The Stoic move is to act on the first and to refuse to grant assent to the inflated propositions of the second. The propositions: I will always be alone. Nobody cares. I am invisible. None of these are true. The data does not support any of them. The loneliness has dressed itself in catastrophic clothing; strip the clothing, and the underlying fact is much smaller — you would like more connection, you have the capacity for it, you have not yet done the things that would produce it.
Source grounding
Marcus, Meditations 4.3: the retreat into yourself is always available. Loneliness is partly the experience of having no internal resources to fall back on when external connection is absent. The Stoic practice of building the inner citadel — through reading, reflection, the daily exercises — produces a self that is more habitable when alone. The loneliness does not vanish; it loses some of its grip.
Seneca, Letter 7 — Seneca prescribes less time with crowds, not more. The cure for loneliness is not maximal sociability; it is the right texture of social life. Two or three close friendships matter more than twenty acquaintances. The work is qualitative, not quantitative.
Epictetus, Enchiridion 33.2: let silence be the general rule, or let only what is necessary be said. Epictetus's own concern in 33 is discriminating speech, not loneliness as such; the application here is a modern editorial extension. The deep Stoic point it carries — paradoxical at first — is that the addiction to constant connection often produces loneliness, because it crowds out the inner work that would make the self companionable. Practiced solitude is part of how the Stoic becomes good company.
What the popular version misses
- Embrace solitude. Too easy. Solitude as a chosen practice is one thing; loneliness as a default condition is another. The Stoic does not pretend they are the same.

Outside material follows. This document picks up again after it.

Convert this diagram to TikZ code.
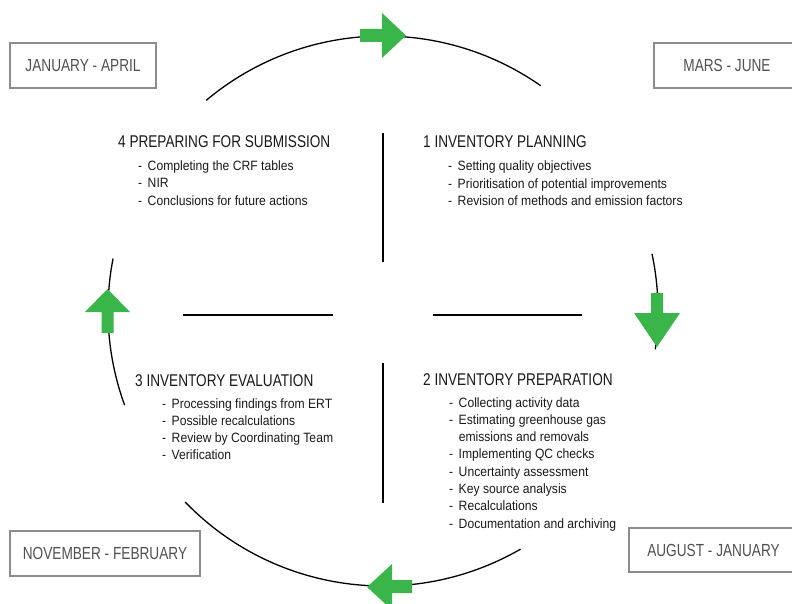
\documentclass[tikz,border=0pt]{standalone}
\usepackage{fontspec}
\setmainfont{Liberation Sans}
\newfontfamily\headfont[FakeStretch=0.8]{Liberation Sans}
\newfontfamily\bulfont[FakeStretch=0.9]{Liberation Sans}
\newfontfamily\boxfont[FakeStretch=0.78]{Liberation Sans}
\definecolor{arrowgreen}{RGB}{57,181,74}
\definecolor{boxline}{RGB}{140,140,140}
\definecolor{boxtext}{RGB}{80,80,80}
\definecolor{ink}{RGB}{25,25,25}
\tikzset{
  period/.style={draw=boxline, line width=1.1pt, text=boxtext, inner sep=0pt,
    font=\boxfont\fontsize{17.5}{20}\selectfont, minimum height=45pt},
  heading/.style={anchor=base west, inner sep=0pt, text=ink,
    font=\headfont\fontsize{17}{20}\selectfont},
  bullets/.style={anchor=base west, inner sep=0pt, text=ink,
    font=\bulfont\fontsize{13.5}{17.3}\selectfont},
  cycleline/.style={line width=1.3pt, black},
  divider/.style={line width=1.6pt, black},
  blockarrow/.style={fill=arrowgreen, draw=none}
}
\newcommand{\itemlist}[1]{\begin{tabular}[t]{@{}l@{\hspace{5.5pt}}l@{}}#1\end{tabular}}
\begin{document}
\begin{tikzpicture}[x=1pt,y=-1pt]
\useasboundingbox (0,0) rectangle (792,604);
% cycle arcs
\coordinate (c) at (383,311);
\draw[cycleline] (c) ++(230:275) arc[start angle=230, end angle=305, radius=275];
\draw[cycleline] (c) ++(-12:275) arc[start angle=-12, end angle=8, radius=275];
\draw[cycleline] (c) ++(60:275) arc[start angle=60, end angle=136, radius=275];
\draw[cycleline] (c) ++(160:275) arc[start angle=160, end angle=191, radius=275];
% block arrows
\fill[blockarrow] (360,29)--(382,29)--(382,13)--(406,35.5)--(382,58)--(382,42)--(360,42)--cycle;
\fill[blockarrow] (651,293)--(663,293)--(663,313)--(680,313)--(657,347)--(634,313)--(651,313)--cycle;
\fill[blockarrow] (412,580)--(392,580)--(392,564)--(367,587)--(392,610)--(392,593)--(412,593)--cycle;
\fill[blockarrow] (101.5,333)--(101.5,312)--(85,312)--(107.5,289)--(130,312)--(113.5,312)--(113.5,333)--cycle;
% dividers
\coordinate (vt1) at (383,133); \coordinate (vt2) at (383,262);
\coordinate (vb1) at (383,363); \coordinate (vb2) at (383,503);
\coordinate (hl1) at (183,315); \coordinate (hl2) at (333,315);
\coordinate (hr1) at (433,315); \coordinate (hr2) at (582,315);
\draw[divider] (vt1) -- (vt2);
\draw[divider] (vb1) -- (vb2);
\draw[divider] (hl1) -- (hl2);
\draw[divider] (hr1) -- (hr2);
% period boxes
\node[period, minimum width=146pt] (jan) at (83,65.5) {JANUARY - APRIL};
\node[period, minimum width=146pt] (mar) at (727,65.5) {MARS - JUNE};
\node[period, minimum width=190pt] (nov) at (105,553.5) {NOVEMBER - FEBRUARY};
\node[period, minimum width=169pt, minimum height=44pt] (aug) at (713.5,550) {AUGUST - JANUARY};
% headings
\node[heading] (h4) at (118,147.5) {4 PREPARING FOR SUBMISSION};
\node[heading] (h1) at (423,148) {1 INVENTORY PLANNING};
\node[heading] (h3) at (135,386) {3 INVENTORY EVALUATION};
\node[heading] (h2) at (423,385.5) {2 INVENTORY PREPARATION};
% lists
\node[bullets] (l4) at (138,170.5) {\itemlist{- & Completing the CRF tables\\ - & NIR\\ - & Conclusions for future actions}};
\node[bullets] (l1) at (448,171) {\itemlist{- & Setting quality objectives\\ - & Prioritisation of potential improvements\\ - & Revision of methods and emission factors}};
\node[bullets] (l3) at (162,408) {\itemlist{- & Processing findings from ERT\\ - & Possible recalculations\\ - & Review by Coordinating Team\\ - & Verification}};
\node[bullets] (l2) at (449,407) {\itemlist{- & Collecting activity data\\ - & Estimating greenhouse gas\\ & emissions and removals\\ - & Implementing QC checks\\ - & Uncertainty assessment\\ - & Key source analysis\\ - & Recalculations\\ - & Documentation and archiving}};
\end{tikzpicture}
\end{document}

- Don't need people. False, and not what the Stoics taught. Hierocles' circles, oikeiōsis, Seneca's letters on friendship — the corpus is full of explicit teaching that humans are social by nature and friendship is a good. The doctrine is not independence; it is appropriate interdependence, with the reserve clause.
The commitment
This week, two things. (1) Write or call one specific person you have been meaning to reach. Not in a generic checking in way — with one specific question or observation that is for them in particular. (2) One practice, alone, that builds inner resources rather than consumes outer ones. The reading you had been meaning to do. The walk without the podcast. The hour with the journal. The combination — outward, inward — is the Stoic shape of the work here.